Once you achieve a certain level of success as a filmmaker, actors will come clamoring to you. Or at least that's the case for Claire Denis, whose lead actor in her new film, High Life, had been waiting to work together for several years. That actor was none other than vampire-teen turned acting-chameleon Robert Pattinson, and with meaty roles in Good Time, The Lost City of Z, and Damsel, he has become quite the fixture in independent film over the past few years.
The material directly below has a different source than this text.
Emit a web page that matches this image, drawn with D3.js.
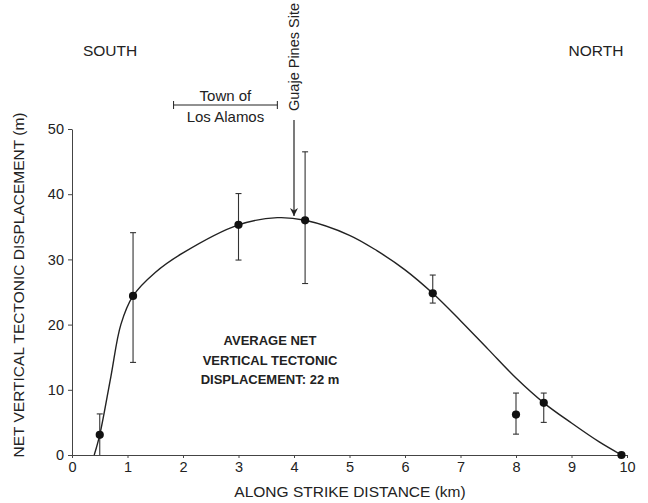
<!DOCTYPE html>
<html>
<head>
<meta charset="utf-8">
<script src="https://cdn.jsdelivr.net/npm/d3@7"></script>
<style>
  body { margin: 0; background: #fff; }
  text { font-family: "Liberation Sans", Arial, sans-serif; fill: #222; }
</style>
</head>
<body>
<script>
// measured points: distance (km), displacement (m), error range
const distance = [0.5, 1.1, 3.0, 4.2, 6.5, 8.0, 8.5, 9.9]
const displacement = [3.1, 24.4, 35.3, 36.0, 24.8, 6.2, 8.0, 0]
const errLow = [0, 14.2, 29.9, 26.3, 23.3, 3.2, 5.0, null]
const errHigh = [6.3, 34.1, 40.1, 46.5, 27.6, 9.5, 9.5, null]

// hand-drawn fit curve
const curveX = [0.4, 0.5, 0.7, 0.88, 1.1, 1.5, 2.0, 3.0, 3.7, 4.2, 5.0, 5.5, 6.0, 6.5, 7.0, 7.5, 8.0, 8.5, 9.0, 9.5, 9.9]
const curveY = [0, 3.1, 12, 20, 24.4, 28, 31, 35.3, 36.4, 36.0, 33.7, 31.3, 28.4, 24.8, 20.6, 16.2, 11.8, 8.0, 4.9, 2.0, 0]

const xTicks = [0, 1, 2, 3, 4, 5, 6, 7, 8, 9, 10]
const yTicks = [0, 10, 20, 30, 40, 50]

const width = 648, height = 503
const ink = '#222'

const svg = d3.select('body').append('svg')
    .attr('width', width)
    .attr('height', height)

const xScale = d3.scaleLinear().domain([0, 10]).range([72, 627])
const yScale = d3.scaleLinear().domain([0, 50]).range([455, 129])

// axes
const xAxis = svg.append('g')
    .attr('transform', 'translate(0,' + yScale(0) + ')')
    .call(d3.axisBottom(xScale).tickValues(xTicks).tickSize(3).tickSizeOuter(0).tickPadding(4))
xAxis.selectAll('text').style('font-size', '14.5px')

const yAxis = svg.append('g')
    .attr('transform', 'translate(' + xScale(0) + ',0)')
    .call(d3.axisLeft(yScale).tickValues(yTicks).tickSize(4).tickSizeOuter(0).tickPadding(4))
yAxis.selectAll('text').style('font-size', '14.5px')

svg.selectAll('.domain, .tick line').attr('stroke', '#444')

// axis titles
svg.append('text')
    .attr('text-anchor', 'middle')
    .attr('transform', 'translate(24,' + 285 + ')rotate(-90)')
    .style('font-size', '15.5px')
    .text('NET VERTICAL TECTONIC DISPLACEMENT (m)')

svg.append('text')
    .attr('text-anchor', 'middle')
    .attr('x', 350)
    .attr('y', 497)
    .style('font-size', '15.5px')
    .text('ALONG STRIKE DISTANCE (km)')

// fit curve
const curveData = curveX.map((x, i) => ({x: x, y: curveY[i]}))
const line = d3.line()
    .x(d => xScale(d.x))
    .y(d => yScale(d.y))
    .curve(d3.curveCatmullRom.alpha(0.5))

svg.append('path')
    .datum(curveData)
    .attr('d', line)
    .attr('fill', 'none')
    .attr('stroke', ink)
    .attr('stroke-width', 1.4)

// error bars
const points = distance.map((d, i) => ({x: d, y: displacement[i], lo: errLow[i], hi: errHigh[i]}))
const bars = points.filter(d => d.lo !== null)

svg.selectAll('.err').data(bars).enter()
    .append('line')
    .attr('x1', d => xScale(d.x)).attr('x2', d => xScale(d.x))
    .attr('y1', d => yScale(d.lo)).attr('y2', d => yScale(d.hi))
    .attr('stroke', '#333').attr('stroke-width', 1.1)

const caps = []
bars.forEach(d => { caps.push({x: d.x, y: d.hi}); if (d.lo > 0) caps.push({x: d.x, y: d.lo}) })
svg.selectAll('.cap').data(caps).enter()
    .append('line')
    .attr('x1', d => xScale(d.x) - 3).attr('x2', d => xScale(d.x) + 3)
    .attr('y1', d => yScale(d.y)).attr('y2', d => yScale(d.y))
    .attr('stroke', '#333').attr('stroke-width', 1.1)

svg.selectAll('.dot').data(points).enter()
    .append('circle')
    .attr('cx', d => xScale(d.x))
    .attr('cy', d => yScale(d.y))
    .attr('r', 4.1)
    .attr('fill', '#111')

// direction labels
svg.append('text').attr('x', 110).attr('y', 56).attr('text-anchor', 'middle')
    .style('font-size', '15.5px').text('SOUTH')
svg.append('text').attr('x', 596).attr('y', 56).attr('text-anchor', 'middle')
    .style('font-size', '15.5px').text('NORTH')

// Town of Los Alamos bracket
const townStart = 1.83, townEnd = 3.7
const bY = 105
svg.append('line')
    .attr('x1', xScale(townStart)).attr('x2', xScale(townEnd))
    .attr('y1', bY).attr('y2', bY)
    .attr('stroke', ink).attr('stroke-width', 1)
;[townStart, townEnd].forEach(t => {
    svg.append('line')
        .attr('x1', xScale(t)).attr('x2', xScale(t))
        .attr('y1', bY - 4).attr('y2', bY + 4)
        .attr('stroke', ink).attr('stroke-width', 1)
})
svg.append('text').attr('x', xScale((townStart + townEnd) / 2)).attr('y', 101)
    .attr('text-anchor', 'middle').style('font-size', '15px').text('Town of')
svg.append('text').attr('x', xScale((townStart + townEnd) / 2)).attr('y', 122)
    .attr('text-anchor', 'middle').style('font-size', '15px').text('Los Alamos')

// Guaje Pines Site arrow
const siteX = 4.0
svg.append('defs').append('marker')
    .attr('id', 'arrow')
    .attr('viewBox', '0 0 10 10')
    .attr('refX', 10).attr('refY', 5)
    .attr('markerWidth', 8).attr('markerHeight', 8)
    .attr('markerUnits', 'userSpaceOnUse')
    .attr('orient', 'auto')
    .append('path')
    .attr('d', 'M0,0 L10,5 L0,10 L3,5 Z')
    .attr('fill', ink)

svg.append('line')
    .attr('x1', xScale(siteX)).attr('x2', xScale(siteX))
    .attr('y1', 120).attr('y2', 216)
    .attr('stroke', ink).attr('stroke-width', 1.2)
    .attr('marker-end', 'url(#arrow)')

svg.append('text')
    .attr('text-anchor', 'middle')
    .attr('transform', 'translate(' + (xScale(siteX) + 5) + ',57)rotate(-90)')
    .style('font-size', '14.5px')
    .text('Guaje Pines Site')

// summary text
const summary = ['AVERAGE NET', 'VERTICAL TECTONIC', 'DISPLACEMENT: 22 m']
svg.selectAll('.summary').data(summary).enter()
    .append('text')
    .attr('x', 270)
    .attr('y', (d, i) => 345 + i * 19.5)
    .attr('text-anchor', 'middle')
    .style('font-size', '13px')
    .style('font-weight', 'bold')
    .text(d => d)
</script>
</body>
</html>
When asked what attracts him to these types of roles, Pattinson answered, "In general, it's pretty simple. I'll have seen a directors work and very few things hit me as hard as Claire's work did, for instance. And I just think if something has a pretty profound effect on you, then just go and try and work with those people. I basically approach people who I really love and just say, 'I don't care what part it is' or anything to do with the specific project. I just said whatever you would like to do with me at any point in the future, I'm available. And it generally seems to kind of work out in the way that I wanted it to work out."


Still, it didn't seem enough for Claire Denis to be completely convinced he was the right man to play her film's protagonist.
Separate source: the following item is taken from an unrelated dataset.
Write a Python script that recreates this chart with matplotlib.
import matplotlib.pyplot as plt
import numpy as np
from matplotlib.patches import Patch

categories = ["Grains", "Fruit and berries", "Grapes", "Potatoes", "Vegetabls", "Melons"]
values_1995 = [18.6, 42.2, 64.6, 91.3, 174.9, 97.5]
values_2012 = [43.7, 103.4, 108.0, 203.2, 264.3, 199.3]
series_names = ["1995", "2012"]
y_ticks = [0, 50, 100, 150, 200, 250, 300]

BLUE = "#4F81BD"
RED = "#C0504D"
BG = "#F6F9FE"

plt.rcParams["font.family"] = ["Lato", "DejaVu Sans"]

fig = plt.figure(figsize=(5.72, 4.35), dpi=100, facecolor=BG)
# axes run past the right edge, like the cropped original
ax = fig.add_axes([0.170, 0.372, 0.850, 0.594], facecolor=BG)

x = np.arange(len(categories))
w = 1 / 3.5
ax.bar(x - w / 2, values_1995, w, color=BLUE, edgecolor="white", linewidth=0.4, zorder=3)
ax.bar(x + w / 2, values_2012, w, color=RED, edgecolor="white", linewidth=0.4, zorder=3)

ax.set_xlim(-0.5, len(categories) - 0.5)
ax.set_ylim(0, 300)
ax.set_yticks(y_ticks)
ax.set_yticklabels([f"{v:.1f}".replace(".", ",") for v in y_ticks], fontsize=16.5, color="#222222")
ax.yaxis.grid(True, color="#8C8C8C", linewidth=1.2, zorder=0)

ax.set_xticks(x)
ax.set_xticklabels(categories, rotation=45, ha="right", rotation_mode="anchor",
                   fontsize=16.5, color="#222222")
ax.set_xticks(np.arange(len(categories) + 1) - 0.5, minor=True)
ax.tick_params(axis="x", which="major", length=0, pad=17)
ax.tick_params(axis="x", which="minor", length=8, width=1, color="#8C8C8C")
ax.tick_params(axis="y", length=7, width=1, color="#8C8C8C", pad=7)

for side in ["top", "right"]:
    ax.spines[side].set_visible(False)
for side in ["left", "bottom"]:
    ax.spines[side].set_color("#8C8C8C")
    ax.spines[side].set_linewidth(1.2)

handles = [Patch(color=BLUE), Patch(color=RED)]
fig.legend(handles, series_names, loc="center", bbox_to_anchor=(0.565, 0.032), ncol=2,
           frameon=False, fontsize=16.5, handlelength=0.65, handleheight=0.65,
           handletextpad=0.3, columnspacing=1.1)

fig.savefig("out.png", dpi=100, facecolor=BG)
You may have heard some strange buzz surrounding High Life, perhaps something about a "fuck box" and prisoners drifting endlessly through time and space. While the film's full plot has little to do with the "fuck box", Denis fans have reason to be excited about the erotic sci-fi meditation. In it, a prisoner named Monte (played by Pattinson) and his fellow cellmates are subject to the fertilization experiments of a traumatized sex doctor (played by Juliette Binoche) as they make their way towards investigating a black hole.

Originally, Denis had envisioned the character of Monte as an older man, more wisened by his life as a convict. Over the long course of the film's development, however, it seems she changed her mind. She believes that being stuck in development hell aided that decision.

"Yeah. I mean, it's horrible to say the delay helped me to think he was right," she admitted in a press conference following the film's screening at the New York Film Festival.

"It's not resisting any direction, no. It's existing, I would say." 

"He was right probably since the very minute I met him," she continued, "but the delay helped me to realize he was even better than that. This dream about having this older man, tired with life, at the end wishing nothing but die was sordid, you know? Robert was bringing something I had not expected, but I was a little bit afraid, to be honest, because I was afraid, not of his youth. I was afraid maybe he was too good looking or maybe too precious to me, in a way, you know? I thought, 'Oh my God, I have to be aware of that,' you know, and not to be afraid by his charisma." 

It's a lesson we can all take to heart. A director shouldn't let their initial picture of what a character should look like can get in our way. Later on in the conference, Denis asked, "Can I say something about Robert? There is always something that is hidden. He does not give everything, as people say, 'I will give everything.' No, something stayed behind his face, behind his skin, inside. A sort of, it's not resisting any direction, no. It's existing, I would say. Which is probably what David Cronenberg liked also, you know.  For me, it was so easy. I was completely amazed at how easy. Because I'm shy and the first day of shooting, approaching an actor or actress with a camera, it's not an easy thing at all. I knew this mystery in him would help me to get close."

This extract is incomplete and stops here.